Kearney screamed for her sister, who raced to the open bedroom window. A neighbor called the police, but there were no signs of a prowler. Kearney’s husband returned home later and spotted a suspicious figure standing at their window. He was unsuccessful in apprehending the suspect but described the man as tall and dressed in dark clothing with a tightfitting cap.

The next day, Aline Kearney’s story ran on the front page of Mattoon’s Journal Gazette under the headline “ ‘Anesthetic Prowler’ on Loose.” Kearney and her daughter were labeled as the prowler’s “first victims,” but other cases would soon arise.

Urban Raef, a sheet-metal worker whose brother had died in Normandy that July, reported that he and his wife had been attacked the night before the Kearneys. Awaking around 3 a.m., Raef recalled feeling ill yet unable to move as fumes poured in through his open bedroom window. Raef’s was one of four such accounts that appeared in the Sept. 5, 1944, edition of the Journal Gazette, with two cases involving children who became violently ill.
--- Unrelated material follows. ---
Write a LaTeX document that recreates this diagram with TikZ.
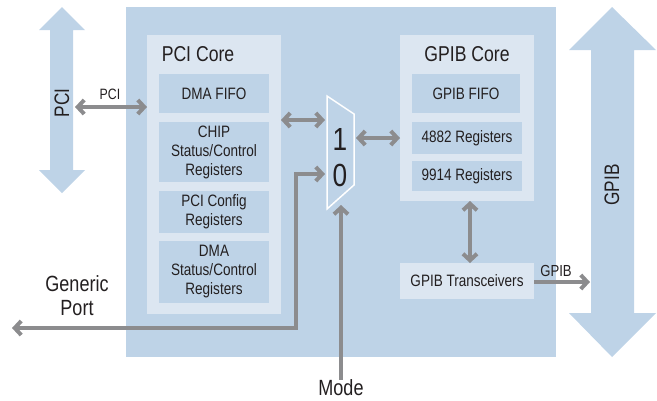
\documentclass[tikz,border=0pt]{standalone}
\usepackage{fontspec}
\setmainfont{Liberation Sans}[FakeStretch=0.82]
\usetikzlibrary{arrows.meta}
\definecolor{bblue}{HTML}{BED3E7}
\definecolor{lblue}{HTML}{DCE6F1}
\definecolor{agray}{HTML}{8C8C8E}
\definecolor{txt}{HTML}{231F20}
\tikzset{
  >={Straight Barb[length=6.5pt,width=14pt]},
  box/.style={inner sep=0pt, outer sep=0pt, align=center, text=txt},
  subbox/.style={box, fill=bblue, font=\fontsize{16.5}{19}\selectfont},
  corebox/.style={box, fill=lblue},
  lbl/.style={inner sep=0pt, text=txt, align=center},
  conn/.style={draw=agray, line width=4pt},
}
\begin{document}
\begin{tikzpicture}[x=1pt,y=-1pt]
\useasboundingbox (0,0) rectangle (657,400);
% main chip
\node[box, fill=bblue, minimum width=430pt, minimum height=350pt] (chip) at (341,182) {};
% cores
\node[corebox, minimum width=134pt, minimum height=279pt] (pcicore) at (214,174.5) {};
\node[lbl, font=\fontsize{21.5}{25}\selectfont] (pcititle) at (198,54) {PCI Core};
\node[corebox, minimum width=134pt, minimum height=166pt] (gpibcore) at (467,118) {};
\node[lbl, font=\fontsize{21.5}{25}\selectfont] (gpibtitle) at (467,54) {GPIB Core};
% PCI sub-boxes
\node[subbox, minimum width=110pt, minimum height=39pt] (dmafifo) at (214,93.5) {DMA FIFO};
\node[subbox, minimum width=110pt, minimum height=60pt] (chipreg) at (214,152) {CHIP\\Status/Control\\Registers};
\node[subbox, minimum width=110pt, minimum height=42pt] (pcicfg) at (214,212) {PCI Config\\Registers};
\node[subbox, minimum width=110pt, minimum height=62pt] (dmastat) at (214,272) {DMA\\Status/Control\\Registers};
% GPIB sub-boxes
\node[subbox, minimum width=108pt, minimum height=39pt] (gpibfifo) at (466,93.5) {GPIB FIFO};
\node[subbox, minimum width=110pt, minimum height=32pt] (reg4882) at (467,138) {4882 Registers};
\node[subbox, minimum width=110pt, minimum height=30pt] (reg9914) at (467,176) {9914 Registers};
\node[corebox, font=\fontsize{16.5}{19}\selectfont, minimum width=134pt, minimum height=36pt] (trans) at (467,281) {GPIB Transceivers};
% big bus arrows
\fill[bblue] (62,7) -- (85,30) -- (73,30) -- (73,170) -- (85,170) -- (62,193) -- (39,170) -- (50,170) -- (50,30) -- (39,30) -- cycle;
\node[lbl, rotate=90, font=\fontsize{21}{25}\selectfont] (pcibus) at (62,103) {PCI};
\fill[bblue] (612,7) -- (656,50) -- (634,50) -- (634,313) -- (656,313) -- (612,357) -- (569,313) -- (591,313) -- (591,50) -- (569,50) -- cycle;
\node[lbl, rotate=90, font=\fontsize{21}{25}\selectfont] (gpibbus) at (612,185) {GPIB};
% mux
\coordinate (m1) at (327,96);
\coordinate (m2) at (354,114);
\coordinate (m3) at (354,185);
\coordinate (m4) at (327,209);
\draw[white, line width=1.5pt, fill=bblue, line join=miter] (m1) -- (m2) -- (m3) -- (m4) -- cycle;
\node[lbl, font=\fontsize{32}{36}\selectfont] (in1) at (340,139) {1};
\node[lbl, font=\fontsize{32}{36}\selectfont] (in0) at (340,175) {0};
% labels
\node[lbl, font=\fontsize{15}{18}\selectfont] (pcilbl) at (110,94) {PCI};
\node[lbl, font=\fontsize{16}{19}\selectfont] (gpiblbl) at (556,271) {GPIB};
\node[lbl, font=\fontsize{22}{24}\selectfont] (generic) at (77,296) {Generic\\Port};
\node[lbl, font=\fontsize{22}{24}\selectfont] (mode) at (341,388) {Mode};
% connectors
\coordinate (pcibusR) at (75,107);
\draw[conn,<->] (pcibusR) -- (pcibusR -| pcicore.west);
\draw[conn,<->] (pcicore.east |- 0,120) -- (325,120);
\draw[conn,<->] (356,138) -- (gpibcore.west |- 0,138);
\coordinate (genL) at (12,328);
\draw[conn,<->] (genL) -- (296,328) -- (296,174) -- (325,174);
\draw[conn,->] (mode.north) -- (341,205);
\draw[conn,<->] ([xshift=3pt]gpibcore.south) -- ([xshift=3pt]trans.north);
\draw[conn,->] (trans.east |- 0,282) -- (590,282);
\end{tikzpicture}
\end{document}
While various sightings of men matching the prowler’s description were reported to police that Labor Day weekend, no physical evidence of his existence had been discovered. That was, until the night of Sept. 5.

Returning home around 10 p.m., Carl and Beulah Cordes noticed a white cloth pressed against their screen door. Beulah grabbed the fabric, brought it to her face without thinking, and inhaled. She was struck with a sudden feeling of paralysis, and her throat was so badly burned that blood poured from her mouth.

On the sidewalk near the Cordes couple’s front porch, a well-worn skeleton key and a tube of lipstick were discovered. Local officials called for assistance from the Illinois Department of Public Safety.

As dozens of reports of the “Mad Gasser” continued to come in, panic set in across Mattoon. Roving bands of townspeople armed with shotguns and pistols stalked the community at night. Women carried bats and clubs whenever leaving the house. Residents began staying with friends rather than sleeping alone, and state investigators arrived to aid in the search.

One week after news of the alleged gassings began to spread, the editorial staff of the Journal Gazette strongly criticized city officials’ handling of the case. In addition to writing that the community’s police force was understaffed by half, the newspaper’s editorial board claimed that political infighting had hampered this and other investigations.

“We suppose it is natural for the pride of policemen to be stung a bit when a crime is committed,” read a Sept. 8 editorial. “For this reason, there has been a tendency in Mattoon police circles recently to conceal from the public the fact that certain crimes have occurred.”

After days of bedlam, five squads of Illinois state police were ordered to Mattoon to assist in patrols. With public opinion of the investigation dwindling and fears on the rise, Mattoon Chief of Police C.E. Cole declared the case a “mistake from beginning to end” and looked to place the blame elsewhere.

“We have found that large quantities of carbon tetrachloride are used in the war work done at the Atlas Imperial Diesel Engine Co. plant, and that has an odor which could be carried to all parts of the city as the wind shifts,” Cole told the public.

The police chief quickly walked back his comments. Atlas officials announced that police had not inspected the plant and that no factory workers had suffered any sort of sickness due to fumes.

As an entire community sought a culprit, staff at the Journal Gazette wrote, “There are two principal reasons why he was not caught. One is that our police failed to take the case seriously enough at first. The other is that when the police finally decided there was ‘something to it,’ mass hysteria and outside interference combined to make their efforts unsuccessful.”

With no arrests made and reports of attacks drying up, authorities were divided on whether the gasser ever existed. Although convinced of the credibility of some of the accounts at the time, State’s Attorney William Kidwell later declared the Mad Gasser to be a wave of mass hysteria fueled by a Journal Gazette reporter with a vivid imagination.

Even though a serial gasser was never identified, the story of the “Mad Anesthetist of Mattoon” spread across the world. Locals soon began receiving messages from their loved ones in the Pacific theater and India inquiring about the Mad Gasser.

Pfc. James Arend, stationed in England, wrote to his mother in Mattoon to say that a British newspaper had picked up the story from his Midwestern hometown that seemed like “something out of a dime novel.” From across the world in the midst of a global conflict, Arend was met with the news that his hometown had fallen into chaos, all due to what he described as “a nut who went about in Mattoon with a spray gun knocking out his victims with a strange gas.”